OJK Mendorong Industri Asuransi Berkontribusi Lebih Besar ke Perekonomian Nasional



KONTAN.CO.ID - JAKARTA.  Industri Keuangan Non-Bank (IKNB), khususnya asuransi saat ini menghadapi berbagai risiko dan tantangan yang terus berkembang. Tidak hanya faktor eksternal seperti ketidakpastian makroekonomi dan fluktuasi kondisi global, juga oleh faktor internal seperti tata kelola perusahaan yang semakin ketat.

Beberapa tahun terakhir, regulasi di sektor ini semakin diperketat. Perusahaan asuransi dwajib memiliki sistem tata kelola yang mampu menjawab tantangan-tantangan terbaru. Budaya organisasi yang etis dan berorientasi pada akuntabilitas juga menjadi kunci dalam membangun kepercayaan publik dan menjaga reputasi industri.

Wakil Ketua Dewan Komisioner Otoritas Jasa Keuangan (OJK), Mirza Adityaswara mengatakan, sejalan perubahan regulasi, pihaknya mengajak industri asuransi untuk melakukan transformasi melalui penguatan permodalan, tata kelola, dan manajemen risiko. Hal ini berangkat dari kondisi industri asuransi Indonesia yang masih relatif rendah dalam hal densitas, penetrasi terhadap produk domestik bruto, hingga literasi dan inklusi.


Sejalan dengan target pertumbuhan ekonomi pemerintah baru yang cukup tinggi, peran sektor keuangan sebagai penyedia pendanaan bagi dunia usaha menjadi penting. Namun, dibandingkan negara-negara maju, pendanaan di Indonesia masih dominan dari sektor perbankan daripada asuransi, dana pensiun, dan fund manager.

Melalui peta jalan yang disusun, densitas asuransi ditargetkan mencapai 2,4 juta rupiah pada 2027. Selain itu salah satu fokus OJK dalam penguatan dan pengembangan sektor asuransi adalah dari sisi permodal dan transformasi tata kelola di sektor perasuransian, penjaminan dan dana pensiun (PPDP) melalui penerbitan POJK Nomor 23 tahun 2023. Di samping itu, Implementasi PSAK 117 dalam rangka penguatan modal terus berjalan.

Baca Juga: Penguatan Tata Kelola Dana Pensiun

"Kami harapkan pada tahun 2025 sudah sepenuhnya jalan dan kajian perhitungan risk based capital (RBC) menjadi lebih menggambarkan tingkat solvabilitas. Hal ini demi mendorong perusahaan asuransi dapat berkontribusi lebih pada pertumbuhan ekonomi nasional,” kata Mirza, saat IFG Conference 2024, Selasa (15/10).

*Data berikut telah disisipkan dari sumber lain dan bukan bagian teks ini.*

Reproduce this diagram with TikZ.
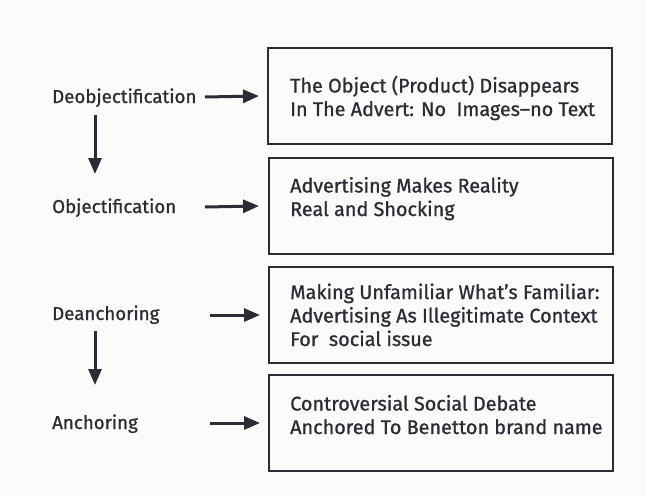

Asisten Deputi Bidang Jasa Asuransi dan Dana Pensiun Kementerian BUMN, Hendrika Nora Osloi Sinaga menyatakan, industri asuransi sedang menghadapi perubahan besar yang dipengaruhi oleh faktor makro ekonomi, faktor mikro, faktor teknologi, perubahan perilaku konsumen, serta risiko-risiko baru yang muncul, yang tidak terprediksi sebelumnya. Namun, di balik setiap perubahan ini, terdapat pula peluang besar yang bisa dimanfaatkan. 

Direktur Utama IFG, Hexana Tri Sasongko menjelaskan, konferensi tahunan ketiga Indonesia Financial Group (IFG) ini untuk memperkuat industri asuransi agar dapat berkontribusi lebih signifikan pada perekonomian nasional.

"IFG menggelar acara ini sebagai wadah bagi para pembuat kebijakan, pelaku industri, asosiasi dan pemangku kepentingan lain, untuk berdiskusi serta memberikan solusi dalam menghadapi tantangan saat ini dan masa depan terkait pengembangan industri asuransi di Indonesia," kata Hexana.